**Task directions**.
Please print the lines between the one with "Write a component" and the one with "import * as", both ends included, exactly as written, with no pictures.
****************
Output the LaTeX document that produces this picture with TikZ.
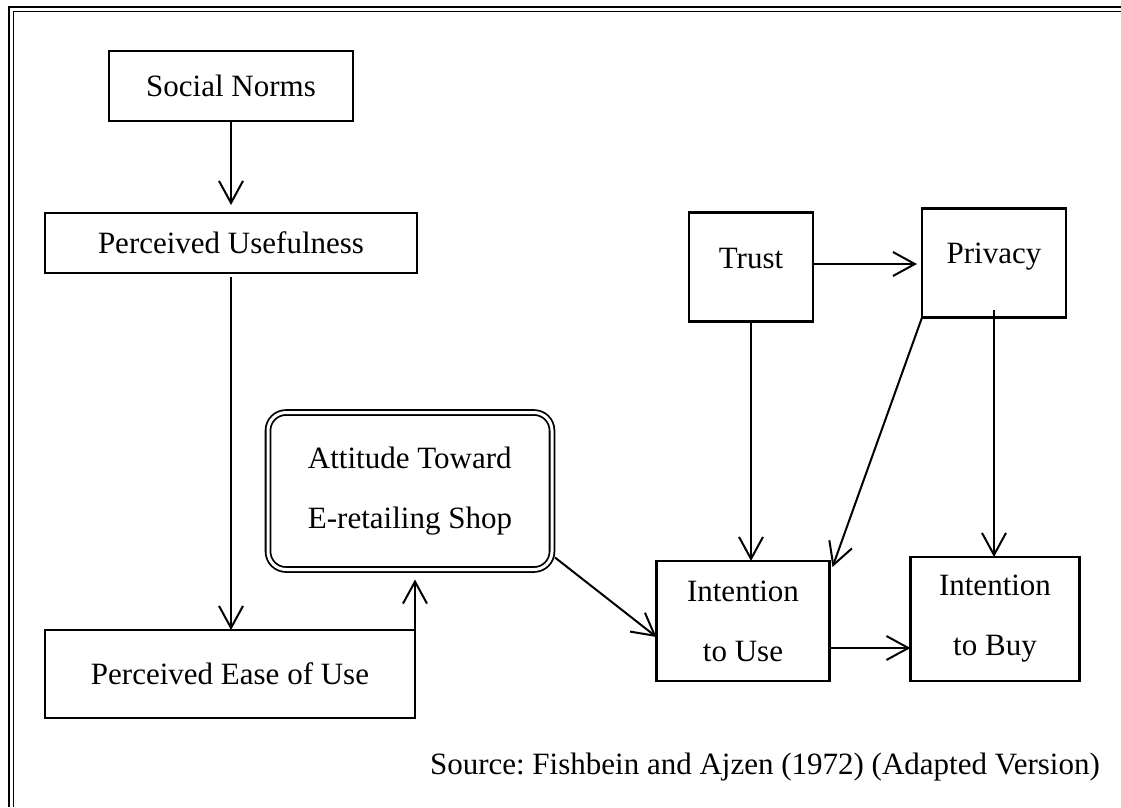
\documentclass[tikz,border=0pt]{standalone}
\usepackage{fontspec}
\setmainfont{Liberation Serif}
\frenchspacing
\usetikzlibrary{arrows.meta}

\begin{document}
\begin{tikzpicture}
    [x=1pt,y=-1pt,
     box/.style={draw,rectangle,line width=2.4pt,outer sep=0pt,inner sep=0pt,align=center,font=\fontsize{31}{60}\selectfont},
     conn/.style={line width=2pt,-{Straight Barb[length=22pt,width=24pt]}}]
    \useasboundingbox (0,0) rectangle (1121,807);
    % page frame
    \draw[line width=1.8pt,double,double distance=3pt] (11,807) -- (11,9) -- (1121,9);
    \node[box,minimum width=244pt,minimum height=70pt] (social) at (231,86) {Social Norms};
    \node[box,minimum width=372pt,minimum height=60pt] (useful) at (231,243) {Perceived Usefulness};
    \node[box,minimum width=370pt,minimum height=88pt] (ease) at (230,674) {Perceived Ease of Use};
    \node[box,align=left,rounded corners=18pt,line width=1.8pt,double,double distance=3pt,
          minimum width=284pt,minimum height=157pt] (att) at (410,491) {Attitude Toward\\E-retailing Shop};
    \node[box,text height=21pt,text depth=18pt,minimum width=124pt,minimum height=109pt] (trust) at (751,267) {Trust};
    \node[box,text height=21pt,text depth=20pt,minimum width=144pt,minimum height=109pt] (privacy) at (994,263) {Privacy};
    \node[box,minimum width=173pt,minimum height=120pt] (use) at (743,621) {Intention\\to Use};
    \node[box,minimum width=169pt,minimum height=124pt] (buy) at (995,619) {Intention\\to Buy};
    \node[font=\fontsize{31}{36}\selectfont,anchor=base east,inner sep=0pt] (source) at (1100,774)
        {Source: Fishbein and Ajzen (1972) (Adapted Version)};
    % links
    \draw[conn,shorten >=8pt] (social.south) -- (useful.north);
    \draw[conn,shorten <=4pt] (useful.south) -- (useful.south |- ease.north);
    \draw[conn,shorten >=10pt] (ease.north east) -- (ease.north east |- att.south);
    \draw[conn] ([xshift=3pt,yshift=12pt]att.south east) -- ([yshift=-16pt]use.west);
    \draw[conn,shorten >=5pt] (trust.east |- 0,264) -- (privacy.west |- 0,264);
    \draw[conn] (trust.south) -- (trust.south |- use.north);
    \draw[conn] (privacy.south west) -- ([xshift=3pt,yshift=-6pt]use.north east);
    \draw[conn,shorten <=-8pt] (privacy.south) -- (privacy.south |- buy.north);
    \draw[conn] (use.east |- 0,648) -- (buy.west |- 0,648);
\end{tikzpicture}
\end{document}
****************
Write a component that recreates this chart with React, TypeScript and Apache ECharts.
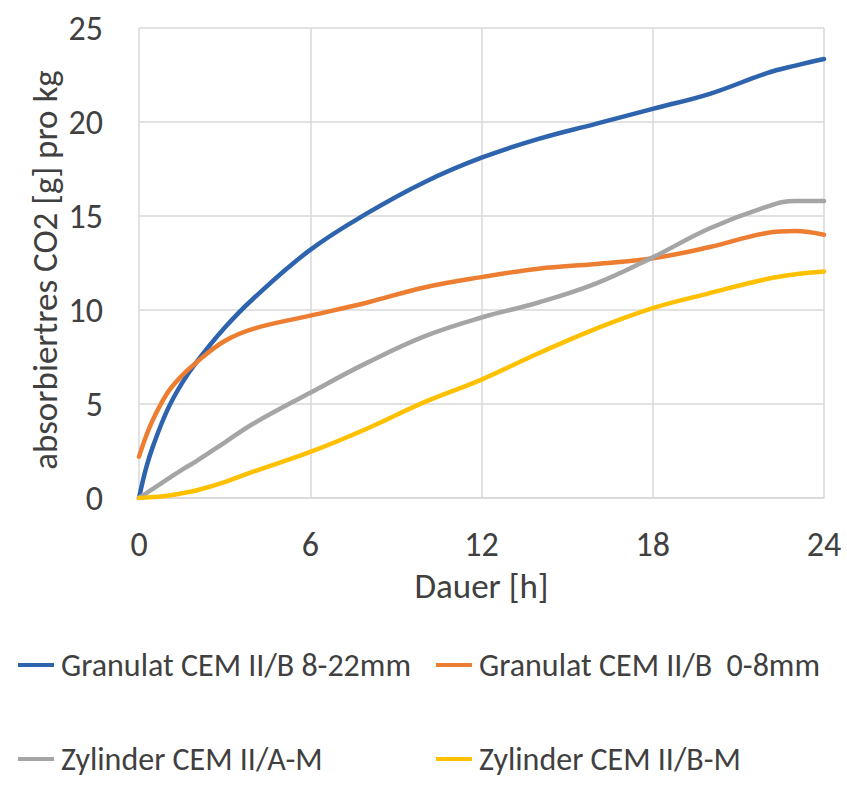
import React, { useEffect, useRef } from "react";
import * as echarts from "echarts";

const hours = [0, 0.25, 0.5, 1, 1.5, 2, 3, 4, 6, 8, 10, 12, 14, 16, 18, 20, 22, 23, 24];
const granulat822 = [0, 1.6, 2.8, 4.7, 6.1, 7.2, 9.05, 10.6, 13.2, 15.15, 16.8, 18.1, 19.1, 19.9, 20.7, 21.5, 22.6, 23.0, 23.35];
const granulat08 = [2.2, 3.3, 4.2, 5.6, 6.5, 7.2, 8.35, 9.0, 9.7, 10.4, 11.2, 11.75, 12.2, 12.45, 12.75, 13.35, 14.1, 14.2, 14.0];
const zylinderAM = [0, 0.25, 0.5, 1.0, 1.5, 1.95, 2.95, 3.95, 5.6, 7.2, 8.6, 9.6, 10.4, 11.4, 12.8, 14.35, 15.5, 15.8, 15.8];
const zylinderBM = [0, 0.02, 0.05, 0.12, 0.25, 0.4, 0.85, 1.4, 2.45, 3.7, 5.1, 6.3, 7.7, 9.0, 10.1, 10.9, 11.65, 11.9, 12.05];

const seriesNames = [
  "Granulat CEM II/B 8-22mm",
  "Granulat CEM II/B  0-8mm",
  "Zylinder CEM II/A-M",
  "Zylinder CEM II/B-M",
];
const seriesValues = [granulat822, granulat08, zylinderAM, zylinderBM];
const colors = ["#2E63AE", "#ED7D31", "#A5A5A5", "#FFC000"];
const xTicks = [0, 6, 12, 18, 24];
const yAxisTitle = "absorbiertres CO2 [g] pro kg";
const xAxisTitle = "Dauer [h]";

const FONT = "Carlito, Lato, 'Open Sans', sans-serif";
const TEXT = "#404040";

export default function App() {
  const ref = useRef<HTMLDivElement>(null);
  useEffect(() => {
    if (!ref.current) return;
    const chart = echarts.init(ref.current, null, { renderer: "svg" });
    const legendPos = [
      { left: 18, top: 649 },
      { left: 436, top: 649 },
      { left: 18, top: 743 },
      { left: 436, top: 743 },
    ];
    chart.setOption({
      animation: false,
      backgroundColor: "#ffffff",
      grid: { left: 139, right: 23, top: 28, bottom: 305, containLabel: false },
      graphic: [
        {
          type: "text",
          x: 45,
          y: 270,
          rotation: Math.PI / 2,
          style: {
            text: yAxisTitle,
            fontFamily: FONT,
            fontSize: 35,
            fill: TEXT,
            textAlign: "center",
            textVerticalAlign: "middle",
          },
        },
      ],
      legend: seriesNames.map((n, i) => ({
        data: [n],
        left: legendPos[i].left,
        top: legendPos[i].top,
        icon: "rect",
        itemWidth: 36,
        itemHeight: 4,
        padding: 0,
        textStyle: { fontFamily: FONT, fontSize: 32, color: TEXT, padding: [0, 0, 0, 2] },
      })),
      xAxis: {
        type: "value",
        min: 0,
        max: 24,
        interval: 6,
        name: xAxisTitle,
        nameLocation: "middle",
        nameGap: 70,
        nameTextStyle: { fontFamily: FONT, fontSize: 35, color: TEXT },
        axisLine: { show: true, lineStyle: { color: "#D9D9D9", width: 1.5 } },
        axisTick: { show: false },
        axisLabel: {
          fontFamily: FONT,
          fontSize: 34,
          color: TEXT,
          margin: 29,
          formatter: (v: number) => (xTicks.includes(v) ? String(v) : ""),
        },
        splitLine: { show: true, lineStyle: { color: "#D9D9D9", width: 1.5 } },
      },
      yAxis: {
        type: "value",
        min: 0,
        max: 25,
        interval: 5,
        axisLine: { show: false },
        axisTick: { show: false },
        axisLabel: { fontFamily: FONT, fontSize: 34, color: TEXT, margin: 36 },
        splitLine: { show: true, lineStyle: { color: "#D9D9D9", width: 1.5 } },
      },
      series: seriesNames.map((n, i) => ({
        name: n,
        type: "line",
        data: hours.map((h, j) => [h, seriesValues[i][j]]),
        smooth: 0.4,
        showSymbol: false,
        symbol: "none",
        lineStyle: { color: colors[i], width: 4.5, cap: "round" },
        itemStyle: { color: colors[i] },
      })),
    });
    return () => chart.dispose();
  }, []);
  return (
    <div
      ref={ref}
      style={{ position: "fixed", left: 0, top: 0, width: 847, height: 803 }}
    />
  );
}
****************
**Task output**.
Write a component that recreates this chart with React, TypeScript and Apache ECharts.
import React, { useEffect, useRef } from "react";
import * as echarts from "echarts";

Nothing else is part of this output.